▶ [Stored records]
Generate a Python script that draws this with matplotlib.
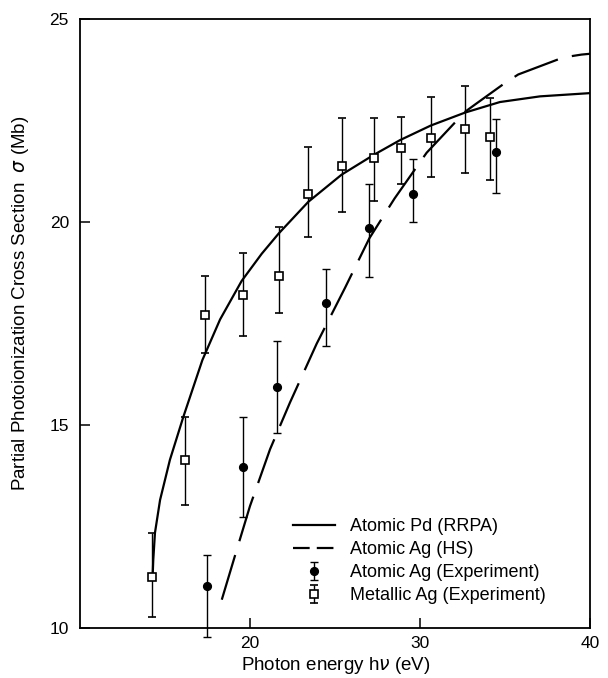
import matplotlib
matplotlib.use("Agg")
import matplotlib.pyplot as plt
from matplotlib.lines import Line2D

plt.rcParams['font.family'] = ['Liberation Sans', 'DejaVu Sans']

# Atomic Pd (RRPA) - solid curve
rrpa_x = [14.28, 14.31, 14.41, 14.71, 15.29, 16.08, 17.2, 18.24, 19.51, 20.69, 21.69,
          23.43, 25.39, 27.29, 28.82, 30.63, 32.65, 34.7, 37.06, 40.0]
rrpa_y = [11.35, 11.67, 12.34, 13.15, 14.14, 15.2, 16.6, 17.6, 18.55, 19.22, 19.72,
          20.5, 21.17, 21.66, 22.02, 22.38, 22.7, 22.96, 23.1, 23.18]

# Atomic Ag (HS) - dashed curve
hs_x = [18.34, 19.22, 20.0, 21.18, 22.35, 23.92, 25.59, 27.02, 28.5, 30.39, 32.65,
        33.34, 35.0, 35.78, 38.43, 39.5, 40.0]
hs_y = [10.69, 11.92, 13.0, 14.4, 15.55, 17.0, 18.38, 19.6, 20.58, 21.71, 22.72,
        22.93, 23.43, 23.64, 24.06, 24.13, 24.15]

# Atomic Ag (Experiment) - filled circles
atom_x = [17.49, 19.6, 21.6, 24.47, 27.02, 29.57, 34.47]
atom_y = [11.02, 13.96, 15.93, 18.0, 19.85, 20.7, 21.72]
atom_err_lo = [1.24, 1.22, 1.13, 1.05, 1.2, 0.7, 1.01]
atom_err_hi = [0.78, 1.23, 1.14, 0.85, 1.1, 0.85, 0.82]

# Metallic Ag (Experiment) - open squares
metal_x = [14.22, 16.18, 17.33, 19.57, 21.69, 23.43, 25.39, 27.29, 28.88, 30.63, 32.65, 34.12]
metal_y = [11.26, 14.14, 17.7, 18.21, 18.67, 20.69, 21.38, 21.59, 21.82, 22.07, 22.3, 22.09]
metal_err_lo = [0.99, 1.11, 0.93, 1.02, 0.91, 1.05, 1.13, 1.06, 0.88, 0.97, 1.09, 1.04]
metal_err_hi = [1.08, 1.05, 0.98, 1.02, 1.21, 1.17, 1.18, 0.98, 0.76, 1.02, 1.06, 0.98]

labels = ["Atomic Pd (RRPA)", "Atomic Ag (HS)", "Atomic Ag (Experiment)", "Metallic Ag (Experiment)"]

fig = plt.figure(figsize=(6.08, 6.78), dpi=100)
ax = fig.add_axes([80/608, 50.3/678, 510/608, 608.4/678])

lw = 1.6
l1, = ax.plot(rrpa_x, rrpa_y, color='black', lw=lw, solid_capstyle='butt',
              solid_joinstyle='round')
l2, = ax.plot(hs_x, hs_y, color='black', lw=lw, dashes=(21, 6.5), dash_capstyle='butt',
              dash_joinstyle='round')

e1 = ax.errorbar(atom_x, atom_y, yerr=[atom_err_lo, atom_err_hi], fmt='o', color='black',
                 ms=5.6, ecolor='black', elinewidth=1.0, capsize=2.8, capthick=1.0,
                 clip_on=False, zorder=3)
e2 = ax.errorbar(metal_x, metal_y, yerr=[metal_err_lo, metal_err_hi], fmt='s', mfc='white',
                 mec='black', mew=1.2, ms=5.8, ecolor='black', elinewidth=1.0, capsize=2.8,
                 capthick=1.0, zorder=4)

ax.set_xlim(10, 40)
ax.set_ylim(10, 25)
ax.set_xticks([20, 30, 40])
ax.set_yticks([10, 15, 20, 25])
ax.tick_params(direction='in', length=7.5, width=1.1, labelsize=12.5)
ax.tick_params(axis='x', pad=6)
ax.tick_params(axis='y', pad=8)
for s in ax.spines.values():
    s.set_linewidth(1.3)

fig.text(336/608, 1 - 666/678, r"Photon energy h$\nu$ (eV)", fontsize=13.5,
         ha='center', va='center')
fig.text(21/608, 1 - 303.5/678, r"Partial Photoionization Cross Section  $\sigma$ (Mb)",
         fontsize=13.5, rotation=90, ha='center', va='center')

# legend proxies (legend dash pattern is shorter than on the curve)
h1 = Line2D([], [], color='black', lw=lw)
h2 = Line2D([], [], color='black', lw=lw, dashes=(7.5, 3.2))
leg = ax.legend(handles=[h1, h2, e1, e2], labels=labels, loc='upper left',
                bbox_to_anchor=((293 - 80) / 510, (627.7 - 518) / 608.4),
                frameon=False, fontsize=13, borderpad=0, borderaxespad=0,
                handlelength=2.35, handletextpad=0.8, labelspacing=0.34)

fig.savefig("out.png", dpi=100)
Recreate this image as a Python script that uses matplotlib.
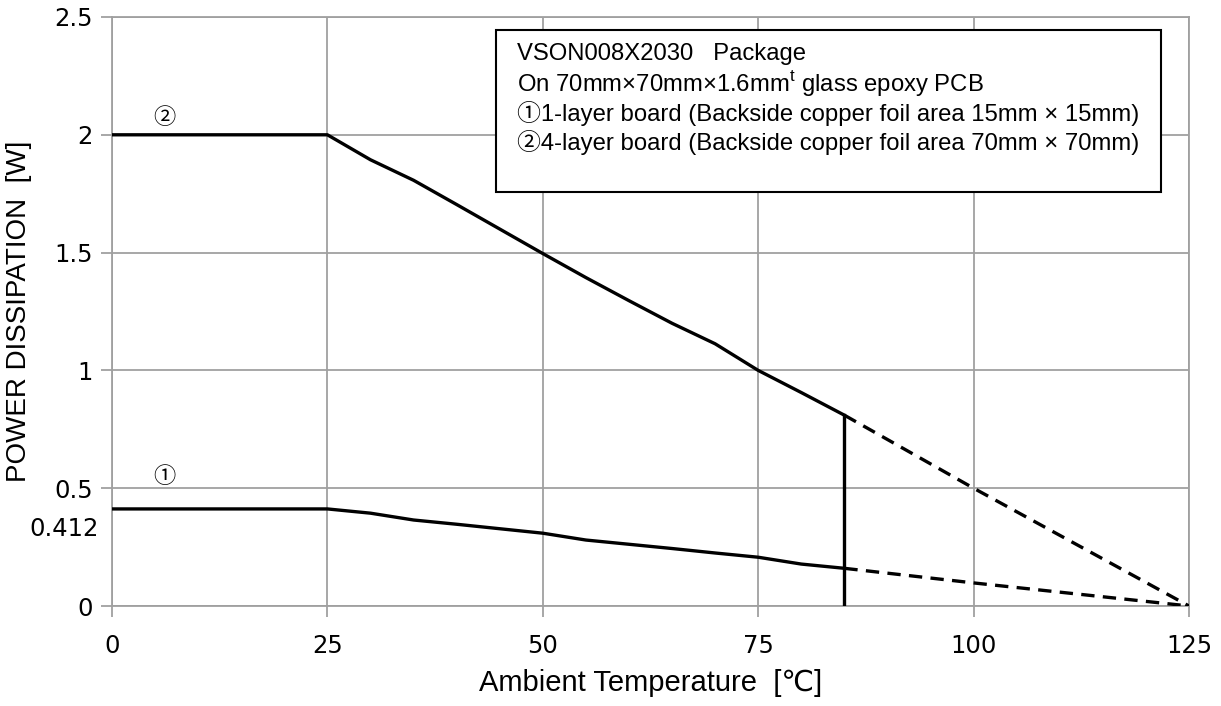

...

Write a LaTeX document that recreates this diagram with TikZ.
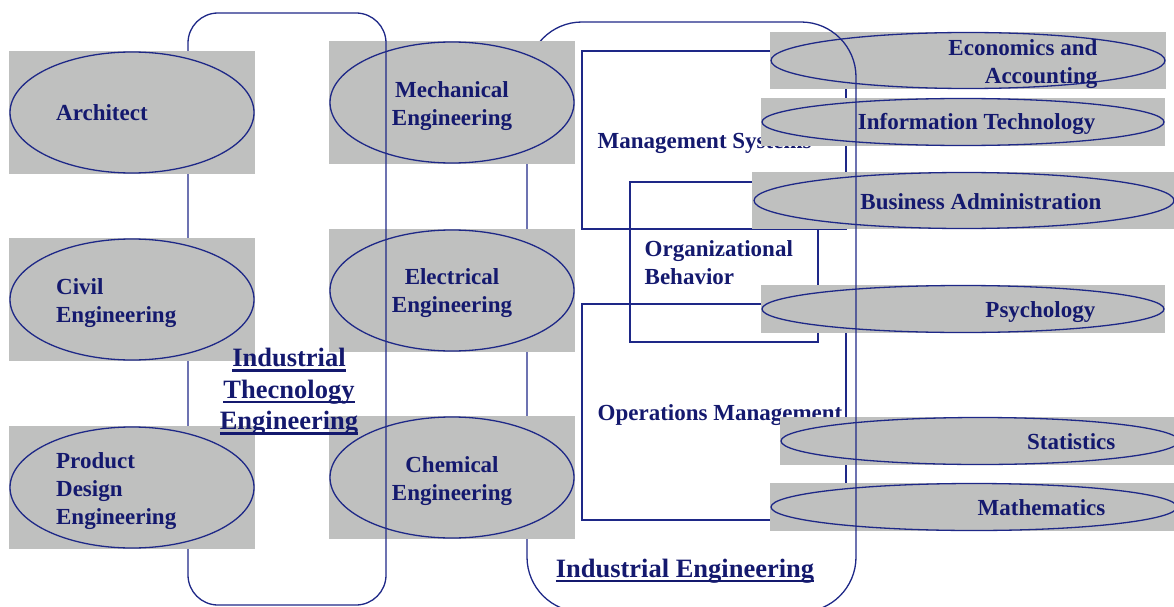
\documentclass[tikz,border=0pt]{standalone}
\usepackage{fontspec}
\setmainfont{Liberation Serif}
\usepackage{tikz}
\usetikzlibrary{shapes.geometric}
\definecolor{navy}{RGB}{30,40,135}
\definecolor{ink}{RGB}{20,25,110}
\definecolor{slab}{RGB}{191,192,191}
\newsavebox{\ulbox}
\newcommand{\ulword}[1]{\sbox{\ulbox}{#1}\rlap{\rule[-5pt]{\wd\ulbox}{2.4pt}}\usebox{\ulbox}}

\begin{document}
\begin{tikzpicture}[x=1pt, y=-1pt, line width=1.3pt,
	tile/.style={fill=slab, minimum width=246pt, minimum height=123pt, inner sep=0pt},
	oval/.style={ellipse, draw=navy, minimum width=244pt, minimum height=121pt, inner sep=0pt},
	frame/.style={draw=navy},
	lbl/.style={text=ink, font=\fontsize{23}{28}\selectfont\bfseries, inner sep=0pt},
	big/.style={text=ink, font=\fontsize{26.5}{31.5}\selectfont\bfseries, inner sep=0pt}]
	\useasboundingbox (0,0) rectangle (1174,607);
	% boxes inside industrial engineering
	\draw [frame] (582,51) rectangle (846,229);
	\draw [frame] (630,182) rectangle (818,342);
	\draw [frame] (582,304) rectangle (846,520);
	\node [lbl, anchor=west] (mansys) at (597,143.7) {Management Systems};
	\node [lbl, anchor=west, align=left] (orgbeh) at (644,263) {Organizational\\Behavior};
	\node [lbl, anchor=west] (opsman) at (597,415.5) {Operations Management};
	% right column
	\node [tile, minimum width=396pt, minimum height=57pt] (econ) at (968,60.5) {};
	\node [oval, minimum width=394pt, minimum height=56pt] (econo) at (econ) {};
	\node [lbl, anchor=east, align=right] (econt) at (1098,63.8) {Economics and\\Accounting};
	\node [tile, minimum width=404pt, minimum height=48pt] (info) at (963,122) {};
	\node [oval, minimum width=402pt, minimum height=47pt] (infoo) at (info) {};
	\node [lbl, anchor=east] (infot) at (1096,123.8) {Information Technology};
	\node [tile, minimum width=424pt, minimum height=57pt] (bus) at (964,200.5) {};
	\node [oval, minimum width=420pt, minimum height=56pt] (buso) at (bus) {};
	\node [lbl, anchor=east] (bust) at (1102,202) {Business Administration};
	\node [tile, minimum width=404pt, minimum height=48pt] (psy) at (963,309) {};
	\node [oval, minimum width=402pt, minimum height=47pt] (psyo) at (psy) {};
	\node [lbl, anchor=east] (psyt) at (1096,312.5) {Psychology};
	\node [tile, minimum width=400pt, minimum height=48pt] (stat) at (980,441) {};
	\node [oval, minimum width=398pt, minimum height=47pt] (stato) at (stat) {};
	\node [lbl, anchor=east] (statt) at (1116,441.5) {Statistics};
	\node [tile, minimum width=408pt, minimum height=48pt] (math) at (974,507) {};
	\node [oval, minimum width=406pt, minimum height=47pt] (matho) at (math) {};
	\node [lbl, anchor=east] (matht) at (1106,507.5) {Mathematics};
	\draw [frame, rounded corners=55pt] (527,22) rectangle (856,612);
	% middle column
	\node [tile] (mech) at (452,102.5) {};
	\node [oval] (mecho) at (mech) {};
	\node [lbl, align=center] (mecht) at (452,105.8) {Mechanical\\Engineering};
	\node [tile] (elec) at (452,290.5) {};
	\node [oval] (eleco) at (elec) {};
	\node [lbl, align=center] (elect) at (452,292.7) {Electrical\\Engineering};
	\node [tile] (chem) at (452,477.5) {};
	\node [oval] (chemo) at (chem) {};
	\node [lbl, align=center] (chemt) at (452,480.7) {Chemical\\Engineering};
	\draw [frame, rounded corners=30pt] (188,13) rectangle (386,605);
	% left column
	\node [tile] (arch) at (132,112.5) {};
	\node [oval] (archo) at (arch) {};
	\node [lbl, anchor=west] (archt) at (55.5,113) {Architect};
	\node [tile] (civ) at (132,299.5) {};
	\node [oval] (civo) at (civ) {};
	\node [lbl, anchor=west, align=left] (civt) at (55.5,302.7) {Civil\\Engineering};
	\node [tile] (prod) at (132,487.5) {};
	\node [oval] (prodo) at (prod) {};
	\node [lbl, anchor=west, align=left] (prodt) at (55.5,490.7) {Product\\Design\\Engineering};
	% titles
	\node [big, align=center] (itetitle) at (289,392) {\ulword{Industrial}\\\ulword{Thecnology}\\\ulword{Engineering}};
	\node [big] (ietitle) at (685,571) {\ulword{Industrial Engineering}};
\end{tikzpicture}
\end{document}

▶ [Instructions for the task]
Start at the line with "Generate a Python", stop at the line with "20.5, 21.17, 21.66, 22.02, 22.38, 22.7, 22.96, 23.1, 23.18]", both lines included, and repeat that span exactly without its pictures.

▶ [Right answer]
Generate a Python script that draws this with matplotlib.
import matplotlib
matplotlib.use("Agg")
import matplotlib.pyplot as plt
from matplotlib.lines import Line2D

plt.rcParams['font.family'] = ['Liberation Sans', 'DejaVu Sans']

# Atomic Pd (RRPA) - solid curve
rrpa_x = [14.28, 14.31, 14.41, 14.71, 15.29, 16.08, 17.2, 18.24, 19.51, 20.69, 21.69,
          23.43, 25.39, 27.29, 28.82, 30.63, 32.65, 34.7, 37.06, 40.0]
rrpa_y = [11.35, 11.67, 12.34, 13.15, 14.14, 15.2, 16.6, 17.6, 18.55, 19.22, 19.72,
          20.5, 21.17, 21.66, 22.02, 22.38, 22.7, 22.96, 23.1, 23.18]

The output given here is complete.